* _TASK STATEMENT_
Retype exactly the lines from the first one through the line with "const tri = makeTriangle();", including both ends; skip any pictures.

## BEGIN

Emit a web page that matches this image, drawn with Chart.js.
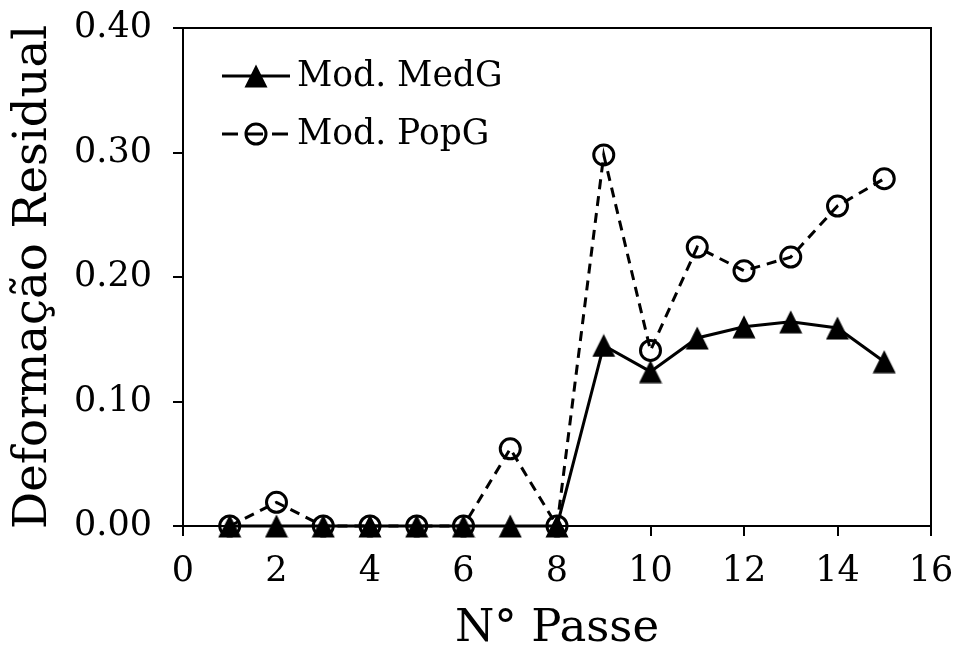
<!DOCTYPE html>
<html>
<head>
<meta charset="utf-8">
<script src="https://cdn.jsdelivr.net/npm/chart.js@4"></script>
<style>
  html, body { margin: 0; padding: 0; background: #fff; }
  #wrap { width: 956px; height: 646px; }
</style>
</head>
<body>
<div id="wrap"><canvas id="c" width="956" height="646"></canvas></div>
<script>
const passes = [1, 2, 3, 4, 5, 6, 7, 8, 9, 10, 11, 12, 13, 14, 15];
const medG = [0, 0, 0, 0, 0, 0, 0, 0, 0.145, 0.124, 0.151, 0.160, 0.164, 0.159, 0.132];
const popG = [0, 0.019, 0, 0, 0, 0, 0.062, 0, 0.298, 0.141, 0.224, 0.205, 0.216, 0.257, 0.279];
const seriesNames = ['Mod. MedG', 'Mod. PopG'];
const xTitle = 'N° Passe';
const yTitle = 'Deformação Residual';

const FONT = "'DejaVu Serif', serif";

function makeTriangle() {
  const cv = document.createElement('canvas');
  cv.width = 24; cv.height = 24;
  const g = cv.getContext('2d');
  g.fillStyle = '#000';
  g.beginPath();
  g.moveTo(12, 0.5);
  g.lineTo(23.5, 23.5);
  g.lineTo(0.5, 23.5);
  g.closePath();
  g.fill();
  return cv;
}
const tri = makeTriangle();

function zeroPad(s) {
  s.paddingTop = 0; s.paddingBottom = 0; s.paddingLeft = 0; s.paddingRight = 0;
}

const framePlugin = {
  id: 'frame',
  beforeDatasetsDraw(chart) {
    const {ctx, chartArea: a} = chart;
    ctx.save();
    ctx.strokeStyle = '#000';
    ctx.lineWidth = 2;
    ctx.strokeRect(a.left, a.top, a.right - a.left, a.bottom - a.top);
    ctx.restore();
  }
};

const legendPlugin = {
  id: 'inlineLegend',
  afterDatasetsDraw(chart) {
    const {ctx, chartArea: a} = chart;
    const x0 = a.left + 39, x1 = a.left + 107, xm = a.left + 73;
    const rows = [a.top + 48, a.top + 106];
    ctx.save();
    chart.data.datasets.forEach((ds, i) => {
      const y = rows[i];
      ctx.strokeStyle = '#000';
      ctx.lineWidth = 3;
      ctx.setLineDash(i === 1 ? [16, 9] : []);
      ctx.beginPath();
      ctx.moveTo(x0, y);
      ctx.lineTo(x1, y);
      ctx.stroke();
      ctx.setLineDash([]);
      if (i === 0) {
        ctx.drawImage(tri, xm - 12, y - 12);
      } else {
        ctx.beginPath();
        ctx.arc(xm, y, 10, 0, Math.PI * 2);
        ctx.stroke();
      }
      ctx.fillStyle = '#000';
      ctx.font = '34.5px ' + FONT;
      ctx.textBaseline = 'middle';
      ctx.textAlign = 'left';
      ctx.fillText(ds.label, x1 + 7, y + 1);
    });
    ctx.restore();
  }
};

new Chart(document.getElementById('c'), {
  type: 'line',
  data: {
    datasets: [
      {
        label: seriesNames[0],
        data: passes.map((p, i) => ({x: p, y: medG[i]})),
        borderColor: '#000',
        borderWidth: 3,
        pointStyle: tri,
        pointRadius: 12,
        pointBackgroundColor: '#000',
        pointBorderColor: '#000',
        tension: 0,
        clip: false
      },
      {
        label: seriesNames[1],
        data: passes.map((p, i) => ({x: p, y: popG[i]})),
        borderColor: '#000',
        borderWidth: 3,
        borderDash: [10, 7],
        pointStyle: 'circle',
        pointRadius: 10,
        pointBorderWidth: 3,
        pointBackgroundColor: 'rgba(0,0,0,0)',
        pointBorderColor: '#000',
        tension: 0,
        clip: false
      }
    ]
  },
  options: {
    responsive: false,
    animation: false,
    devicePixelRatio: 1,
    layout: { padding: { top: 28, right: 25, left: 0, bottom: 0 } },
    plugins: { legend: { display: false }, tooltip: { enabled: false } },
    scales: {
      x: {
        type: 'linear',
        min: 0, max: 16,
        ticks: { stepSize: 2, color: '#000', font: { family: FONT, size: 35 }, padding: 15, maxRotation: 0 },
        grid: { drawOnChartArea: false, drawTicks: true, tickLength: 10, color: '#000', lineWidth: 2 },
        border: { display: true, color: '#000', width: 2 },
        title: { display: true, text: xTitle, color: '#000', font: { family: FONT, size: 45, lineHeight: 1.2 }, padding: { top: 0, bottom: -10 } },
        afterFit(s) { s.height = 120; zeroPad(s); }
      },
      y: {
        min: 0, max: 0.4,
        ticks: { stepSize: 0.1, color: '#000', font: { family: FONT, size: 35 }, padding: 21, callback: v => v.toFixed(2) },
        grid: { drawOnChartArea: false, drawTicks: true, tickLength: 10, color: '#000', lineWidth: 2 },
        border: { display: true, color: '#000', width: 2 },
        title: { display: true, text: yTitle, color: '#000', font: { family: FONT, size: 46.5, lineHeight: 1.2 }, padding: { top: 6, bottom: 0 } },
        afterFit(s) { s.width = 183; zeroPad(s); }
      }
    }
  },
  plugins: [framePlugin, legendPlugin]
});
</script>
</body>
</html>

## END

* _EXERCISE OUTPUT_
Emit a web page that matches this image, drawn with Chart.js.
<!DOCTYPE html>
<html>
<head>
<meta charset="utf-8">
<script src="https://cdn.jsdelivr.net/npm/chart.js@4"></script>
<style>
  html, body { margin: 0; padding: 0; background: #fff; }
  #wrap { width: 956px; height: 646px; }
</style>
</head>
<body>
<div id="wrap"><canvas id="c" width="956" height="646"></canvas></div>
<script>
const passes = [1, 2, 3, 4, 5, 6, 7, 8, 9, 10, 11, 12, 13, 14, 15];
const medG = [0, 0, 0, 0, 0, 0, 0, 0, 0.145, 0.124, 0.151, 0.160, 0.164, 0.159, 0.132];
const popG = [0, 0.019, 0, 0, 0, 0, 0.062, 0, 0.298, 0.141, 0.224, 0.205, 0.216, 0.257, 0.279];
const seriesNames = ['Mod. MedG', 'Mod. PopG'];
const xTitle = 'N° Passe';
const yTitle = 'Deformação Residual';

const FONT = "'DejaVu Serif', serif";

function makeTriangle() {
  const cv = document.createElement('canvas');
  cv.width = 24; cv.height = 24;
  const g = cv.getContext('2d');
  g.fillStyle = '#000';
  g.beginPath();
  g.moveTo(12, 0.5);
  g.lineTo(23.5, 23.5);
  g.lineTo(0.5, 23.5);
  g.closePath();
  g.fill();
  return cv;
}
const tri = makeTriangle();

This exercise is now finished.